Bis dahin waren alle relevanten Angaben zu Personen eines Dorfes durch die Kirche erfasst und archiviert worden. Alle diesbezüglichen Zeugnisse und Dokumente wurden dort erstellt. Schul- und Militärlisten wurden gleichfalls dort erstellt. Die Standesamtbezirke übernahmen die gleichen Orte des Kirchsprengels und vorsichtshalber einen Kirchenmann, in der Regel den jeweiligen Küster in die Besetzung der Standesämter. So wurden in dem für uns zuständigen Standesamt Steffenshagen der Gutspächter Ahrens vereidigter Standesbeamter und Küster Dau sowie der Schulze Bull aus Ober-Steffenshagen seine Stellvertreter. Zuständig war das Standesamt für ca. 1200 Seelen.

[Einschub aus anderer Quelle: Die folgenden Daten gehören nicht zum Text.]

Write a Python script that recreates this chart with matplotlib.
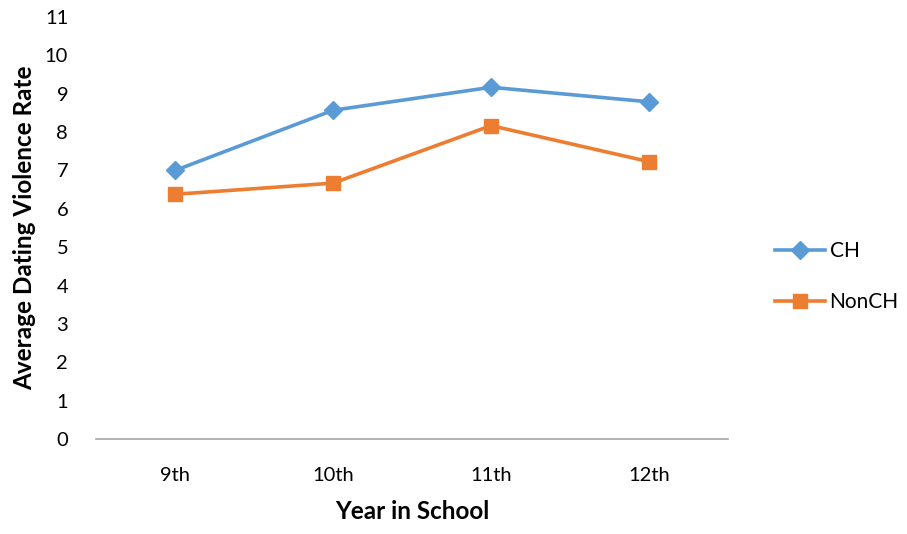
import matplotlib
matplotlib.use("Agg")
import matplotlib.pyplot as plt
import numpy as np

plt.rcParams['font.family'] = ['Lato', 'DejaVu Sans']

years = ['9th', '10th', '11th', '12th']
ch = [7.0, 8.57, 9.17, 8.79]
non_ch = [6.38, 6.67, 8.17, 7.23]

fig = plt.figure(figsize=(9.07, 5.34), dpi=100)
ax = fig.add_axes([0.1058, 0.178, 0.697, 0.79])

x = np.arange(len(years))
ax.plot(x, ch, color='#5B9BD5', lw=2.6, marker='D', markersize=9.5, label='CH')
ax.plot(x, non_ch, color='#ED7D31', lw=2.6, marker='s', markersize=9.5, label='NonCH')

ax.set_xlim(-0.5, 3.5)
ax.set_ylim(0, 11)
ax.set_yticks(range(0, 12))
ax.set_xticks(x)
ax.set_xticklabels(years)
ax.tick_params(axis='both', length=0, labelsize=14.5, colors='black')
ax.tick_params(axis='x', pad=20)
ax.tick_params(axis='y', pad=20)

for side in ['top', 'right', 'left']:
    ax.spines[side].set_visible(False)
ax.spines['bottom'].set_color('#A6A6A6')
ax.spines['bottom'].set_linewidth(1.2)

ax.set_xlabel('Year in School', fontsize=17.5, fontweight='bold', labelpad=12)
ax.set_ylabel('Average Dating Violence Rate', fontsize=17.5, fontweight='bold', labelpad=6)

ax.legend(loc='center left', bbox_to_anchor=(1.045, 0.385), frameon=False,
          fontsize=15, handlelength=2.4, labelspacing=1.5, handletextpad=0.2)

fig.savefig('out.png', dpi=100)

Nach dem Tod des Standesbeamten Ahrens vom Hof Steffenshagen wurde 1899 durch die herzogliche Verwaltung ein neuer Standesbeamter mit zwei Stellvertretern berufen. Die Ernennung zweier Stellvertreter lässt erkennen, wie wichtig der Domanialverwaltung das Personenstandswesen war. Es wurden berufen: Zum Standesbeamten der Küster Weber aus Steffenshagen, zum 1. Stellvertreter der Schulze Barten aus Ober- Steffenshagen, zum 2. Stellvertreter der Erbpächter H. Böckmann aus Nieder- Steffenshagen.